In the lines below, output everything from the first line through the line containing "import * as" exactly as it is. Pictures are not part of the output.
________________
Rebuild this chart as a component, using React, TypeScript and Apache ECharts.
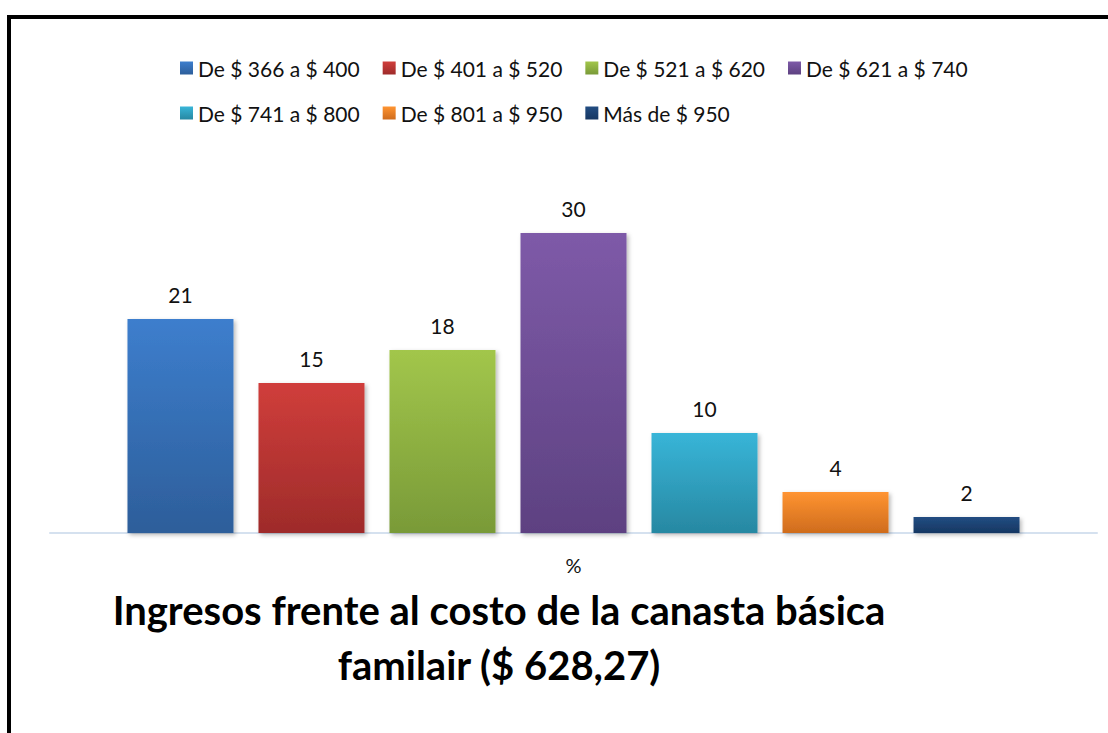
import React, { useEffect, useRef } from "react";
import * as echarts from "echarts";

const categories = ["%"];
const seriesNames = [
  "De $ 366 a $ 400",
  "De $ 401 a $ 520",
  "De $ 521 a $ 620",
  "De $ 621 a $ 740",
  "De $ 741 a $ 800",
  "De $ 801 a $ 950",
  "Más de $ 950",
];
const seriesValues = [21.4, 15.0, 18.3, 30.0, 10.0, 4.1, 1.6];
const topColors = ["#3d7ecd", "#d03e3b", "#a2c64b", "#7e5aa8", "#38b5d8", "#ff9431", "#224d82"];
const bottomColors = ["#2d5e9a", "#9e2b2a", "#799a38", "#5d4181", "#2788a2", "#cf6c1d", "#163762"];
const titleText = "Ingresos frente al costo de la canasta básica\nfamilair ($ 628,27)";

const FONT = 'Lato, "Open Sans", "Noto Sans", sans-serif';

export default function App() {
  const ref = useRef<HTMLDivElement>(null);

  useEffect(() => {
    if (!ref.current) return;
    const chart = echarts.init(ref.current, undefined, { renderer: "svg" });
    const series = seriesNames.map((name, i) => ({
      name,
      type: "bar",
      barGap: "23.6%",
      barCategoryGap: "14.8%",
      data: [seriesValues[i]],
      itemStyle: {
        color: new echarts.graphic.LinearGradient(0, 0, 0, 1, [
          { offset: 0, color: topColors[i] },
          { offset: 1, color: bottomColors[i] },
        ]),
        shadowColor: "rgba(0,0,0,0.28)",
        shadowBlur: 4,
        shadowOffsetX: 2,
        shadowOffsetY: 2,
      },
      label: {
        show: true,
        position: "top",
        distance: 14,
        color: "#111",
        fontFamily: FONT,
        fontSize: 21,
        formatter: (p: any) => String(Math.round(p.value)),
      },
    }));

    chart.setOption({
      animation: false,
      backgroundColor: "#ffffff",
      title: {
        text: titleText,
        left: 494,
        top: 577,
        textAlign: "center",
        textStyle: {
          fontFamily: FONT,
          fontWeight: "bold",
          fontSize: 40,
          lineHeight: 55,
          color: "#000",
        },
      },
      legend: {
        left: 180,
        top: 57,
        width: 800,
        padding: 0,
        itemWidth: 13,
        itemHeight: 13,
        itemGap: 23,
        icon: "rect",
        selectedMode: false,
        textStyle: {
          fontFamily: FONT,
          fontSize: 21,
          lineHeight: 22,
          width: 160,
          color: "#111",
        },
        data: seriesNames,
      },
      grid: { left: 50, right: 11, top: 133, bottom: 200 },
      xAxis: {
        type: "category",
        data: categories,
        axisLine: { show: true, lineStyle: { color: "#d5e1ef", width: 2 } },
        axisTick: { show: false },
        axisLabel: { margin: 22, color: "#111", fontFamily: FONT, fontSize: 20 },
      },
      yAxis: {
        type: "value",
        min: 0,
        max: 40,
        show: false,
        splitLine: { show: false },
      },
      graphic: [
        {
          type: "rect",
          shape: { x: 9, y: 17, width: 1300, height: 900 },
          style: { fill: "none", stroke: "#000", lineWidth: 4 },
          silent: true,
        },
      ],
      series,
    });
    return () => chart.dispose();
  }, []);

  return (
    <div
      ref={ref}
      style={{ position: "fixed", left: 0, top: 0, width: 1108, height: 733, background: "#fff" }}
    />
  );
}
________________
[Problem solution]:
Rebuild this chart as a component, using React, TypeScript and Apache ECharts.
import React, { useEffect, useRef } from "react";
import * as echarts from "echarts";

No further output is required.